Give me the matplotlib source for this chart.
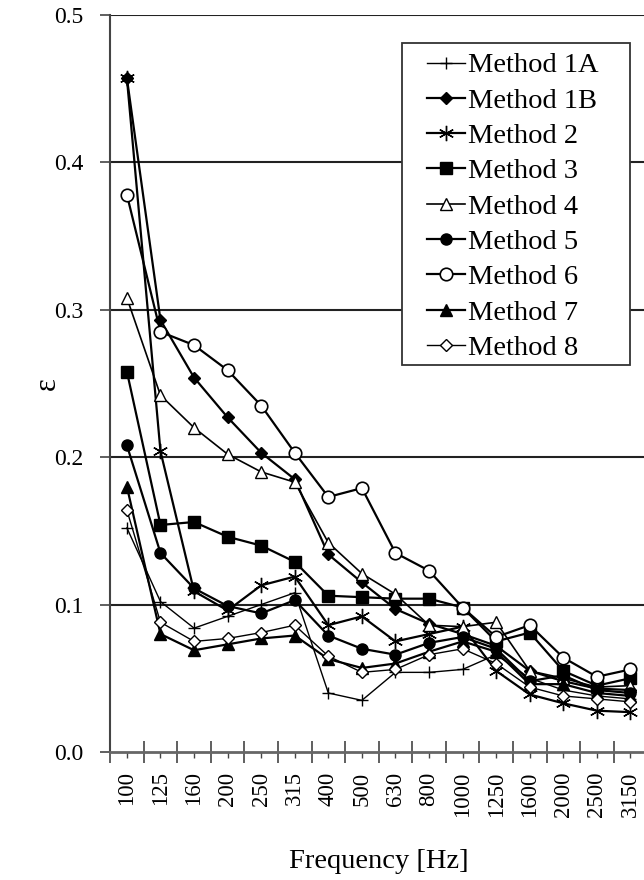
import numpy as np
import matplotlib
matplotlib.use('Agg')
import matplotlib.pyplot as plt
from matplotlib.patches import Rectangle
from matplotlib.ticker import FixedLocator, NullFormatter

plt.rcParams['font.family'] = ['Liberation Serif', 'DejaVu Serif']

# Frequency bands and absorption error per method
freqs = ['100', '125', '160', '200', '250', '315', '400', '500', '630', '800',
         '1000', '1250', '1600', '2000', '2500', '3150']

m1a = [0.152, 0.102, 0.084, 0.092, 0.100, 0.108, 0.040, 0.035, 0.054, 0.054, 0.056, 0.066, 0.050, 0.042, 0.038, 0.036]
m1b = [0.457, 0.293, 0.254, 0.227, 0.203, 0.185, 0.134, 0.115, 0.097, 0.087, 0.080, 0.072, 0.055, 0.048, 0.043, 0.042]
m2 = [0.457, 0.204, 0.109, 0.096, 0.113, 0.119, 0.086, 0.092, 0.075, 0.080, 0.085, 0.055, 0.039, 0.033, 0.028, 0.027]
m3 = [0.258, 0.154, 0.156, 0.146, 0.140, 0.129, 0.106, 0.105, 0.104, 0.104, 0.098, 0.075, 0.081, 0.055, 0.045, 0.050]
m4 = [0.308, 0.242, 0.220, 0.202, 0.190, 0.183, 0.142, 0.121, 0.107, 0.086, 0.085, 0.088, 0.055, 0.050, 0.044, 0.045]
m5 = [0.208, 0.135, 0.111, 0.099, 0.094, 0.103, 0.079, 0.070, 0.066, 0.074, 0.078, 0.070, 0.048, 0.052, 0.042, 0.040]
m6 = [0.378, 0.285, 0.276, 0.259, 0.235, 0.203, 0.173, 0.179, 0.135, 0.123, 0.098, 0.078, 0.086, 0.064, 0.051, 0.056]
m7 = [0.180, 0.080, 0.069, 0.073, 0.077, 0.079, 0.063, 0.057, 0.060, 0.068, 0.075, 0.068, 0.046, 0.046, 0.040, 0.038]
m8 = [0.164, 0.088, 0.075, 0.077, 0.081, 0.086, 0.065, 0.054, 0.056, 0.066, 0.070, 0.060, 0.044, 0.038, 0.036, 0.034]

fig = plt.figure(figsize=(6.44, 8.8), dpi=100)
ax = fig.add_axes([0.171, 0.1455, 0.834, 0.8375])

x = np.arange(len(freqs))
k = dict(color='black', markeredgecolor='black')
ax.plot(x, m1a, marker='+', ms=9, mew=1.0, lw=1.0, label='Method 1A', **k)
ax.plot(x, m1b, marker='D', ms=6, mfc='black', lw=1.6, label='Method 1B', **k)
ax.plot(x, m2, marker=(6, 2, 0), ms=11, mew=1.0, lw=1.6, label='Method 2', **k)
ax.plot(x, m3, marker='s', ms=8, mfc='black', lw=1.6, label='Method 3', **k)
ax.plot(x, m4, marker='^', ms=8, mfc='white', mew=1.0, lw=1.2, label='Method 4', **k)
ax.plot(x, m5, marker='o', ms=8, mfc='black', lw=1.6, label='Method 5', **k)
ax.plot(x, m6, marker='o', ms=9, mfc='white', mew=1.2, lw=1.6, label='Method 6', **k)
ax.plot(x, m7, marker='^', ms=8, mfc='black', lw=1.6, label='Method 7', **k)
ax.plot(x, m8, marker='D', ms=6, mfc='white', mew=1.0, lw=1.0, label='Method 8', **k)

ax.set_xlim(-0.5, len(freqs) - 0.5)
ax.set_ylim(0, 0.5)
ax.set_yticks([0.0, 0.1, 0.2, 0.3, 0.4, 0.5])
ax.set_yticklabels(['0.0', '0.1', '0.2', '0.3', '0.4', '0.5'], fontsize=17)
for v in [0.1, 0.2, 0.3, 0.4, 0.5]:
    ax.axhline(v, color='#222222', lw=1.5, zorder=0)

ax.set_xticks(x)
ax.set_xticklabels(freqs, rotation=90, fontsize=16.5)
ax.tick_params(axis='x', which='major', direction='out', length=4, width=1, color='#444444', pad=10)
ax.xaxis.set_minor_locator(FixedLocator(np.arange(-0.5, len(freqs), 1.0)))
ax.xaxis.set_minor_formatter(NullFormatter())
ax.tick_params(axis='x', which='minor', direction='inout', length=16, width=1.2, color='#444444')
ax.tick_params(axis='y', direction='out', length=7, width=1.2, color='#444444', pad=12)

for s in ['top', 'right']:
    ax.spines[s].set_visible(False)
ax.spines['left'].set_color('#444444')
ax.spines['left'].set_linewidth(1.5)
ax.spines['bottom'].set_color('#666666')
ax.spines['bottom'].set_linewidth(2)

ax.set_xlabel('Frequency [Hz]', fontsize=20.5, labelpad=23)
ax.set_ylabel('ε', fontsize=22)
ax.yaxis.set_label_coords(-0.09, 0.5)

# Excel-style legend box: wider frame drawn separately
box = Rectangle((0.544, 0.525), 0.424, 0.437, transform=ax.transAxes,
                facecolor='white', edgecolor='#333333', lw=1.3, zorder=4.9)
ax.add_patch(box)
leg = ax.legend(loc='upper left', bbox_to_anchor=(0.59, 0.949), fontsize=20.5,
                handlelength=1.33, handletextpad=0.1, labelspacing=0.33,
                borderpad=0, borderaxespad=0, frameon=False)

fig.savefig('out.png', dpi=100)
*****
**Objective:**
Quote the material exactly. Pictures stay out.

**Exercise answer:**
Give me the matplotlib source for this chart.
import numpy as np
import matplotlib
matplotlib.use('Agg')
import matplotlib.pyplot as plt
from matplotlib.patches import Rectangle
from matplotlib.ticker import FixedLocator, NullFormatter

plt.rcParams['font.family'] = ['Liberation Serif', 'DejaVu Serif']

# Frequency bands and absorption error per method
freqs = ['100', '125', '160', '200', '250', '315', '400', '500', '630', '800',
         '1000', '1250', '1600', '2000', '2500', '3150']

m1a = [0.152, 0.102, 0.084, 0.092, 0.100, 0.108, 0.040, 0.035, 0.054, 0.054, 0.056, 0.066, 0.050, 0.042, 0.038, 0.036]
m1b = [0.457, 0.293, 0.254, 0.227, 0.203, 0.185, 0.134, 0.115, 0.097, 0.087, 0.080, 0.072, 0.055, 0.048, 0.043, 0.042]
m2 = [0.457, 0.204, 0.109, 0.096, 0.113, 0.119, 0.086, 0.092, 0.075, 0.080, 0.085, 0.055, 0.039, 0.033, 0.028, 0.027]
m3 = [0.258, 0.154, 0.156, 0.146, 0.140, 0.129, 0.106, 0.105, 0.104, 0.104, 0.098, 0.075, 0.081, 0.055, 0.045, 0.050]
m4 = [0.308, 0.242, 0.220, 0.202, 0.190, 0.183, 0.142, 0.121, 0.107, 0.086, 0.085, 0.088, 0.055, 0.050, 0.044, 0.045]
m5 = [0.208, 0.135, 0.111, 0.099, 0.094, 0.103, 0.079, 0.070, 0.066, 0.074, 0.078, 0.070, 0.048, 0.052, 0.042, 0.040]
m6 = [0.378, 0.285, 0.276, 0.259, 0.235, 0.203, 0.173, 0.179, 0.135, 0.123, 0.098, 0.078, 0.086, 0.064, 0.051, 0.056]
m7 = [0.180, 0.080, 0.069, 0.073, 0.077, 0.079, 0.063, 0.057, 0.060, 0.068, 0.075, 0.068, 0.046, 0.046, 0.040, 0.038]
m8 = [0.164, 0.088, 0.075, 0.077, 0.081, 0.086, 0.065, 0.054, 0.056, 0.066, 0.070, 0.060, 0.044, 0.038, 0.036, 0.034]

fig = plt.figure(figsize=(6.44, 8.8), dpi=100)
ax = fig.add_axes([0.171, 0.1455, 0.834, 0.8375])

x = np.arange(len(freqs))
k = dict(color='black', markeredgecolor='black')
ax.plot(x, m1a, marker='+', ms=9, mew=1.0, lw=1.0, label='Method 1A', **k)
ax.plot(x, m1b, marker='D', ms=6, mfc='black', lw=1.6, label='Method 1B', **k)
ax.plot(x, m2, marker=(6, 2, 0), ms=11, mew=1.0, lw=1.6, label='Method 2', **k)
ax.plot(x, m3, marker='s', ms=8, mfc='black', lw=1.6, label='Method 3', **k)
ax.plot(x, m4, marker='^', ms=8, mfc='white', mew=1.0, lw=1.2, label='Method 4', **k)
ax.plot(x, m5, marker='o', ms=8, mfc='black', lw=1.6, label='Method 5', **k)
ax.plot(x, m6, marker='o', ms=9, mfc='white', mew=1.2, lw=1.6, label='Method 6', **k)
ax.plot(x, m7, marker='^', ms=8, mfc='black', lw=1.6, label='Method 7', **k)
ax.plot(x, m8, marker='D', ms=6, mfc='white', mew=1.0, lw=1.0, label='Method 8', **k)

ax.set_xlim(-0.5, len(freqs) - 0.5)
ax.set_ylim(0, 0.5)
ax.set_yticks([0.0, 0.1, 0.2, 0.3, 0.4, 0.5])
ax.set_yticklabels(['0.0', '0.1', '0.2', '0.3', '0.4', '0.5'], fontsize=17)
for v in [0.1, 0.2, 0.3, 0.4, 0.5]:
    ax.axhline(v, color='#222222', lw=1.5, zorder=0)

ax.set_xticks(x)
ax.set_xticklabels(freqs, rotation=90, fontsize=16.5)
ax.tick_params(axis='x', which='major', direction='out', length=4, width=1, color='#444444', pad=10)
ax.xaxis.set_minor_locator(FixedLocator(np.arange(-0.5, len(freqs), 1.0)))
ax.xaxis.set_minor_formatter(NullFormatter())
ax.tick_params(axis='x', which='minor', direction='inout', length=16, width=1.2, color='#444444')
ax.tick_params(axis='y', direction='out', length=7, width=1.2, color='#444444', pad=12)

for s in ['top', 'right']:
    ax.spines[s].set_visible(False)
ax.spines['left'].set_color('#444444')
ax.spines['left'].set_linewidth(1.5)
ax.spines['bottom'].set_color('#666666')
ax.spines['bottom'].set_linewidth(2)

ax.set_xlabel('Frequency [Hz]', fontsize=20.5, labelpad=23)
ax.set_ylabel('ε', fontsize=22)
ax.yaxis.set_label_coords(-0.09, 0.5)

# Excel-style legend box: wider frame drawn separately
box = Rectangle((0.544, 0.525), 0.424, 0.437, transform=ax.transAxes,
                facecolor='white', edgecolor='#333333', lw=1.3, zorder=4.9)
ax.add_patch(box)
leg = ax.legend(loc='upper left', bbox_to_anchor=(0.59, 0.949), fontsize=20.5,
                handlelength=1.33, handletextpad=0.1, labelspacing=0.33,
                borderpad=0, borderaxespad=0, frameon=False)

fig.savefig('out.png', dpi=100)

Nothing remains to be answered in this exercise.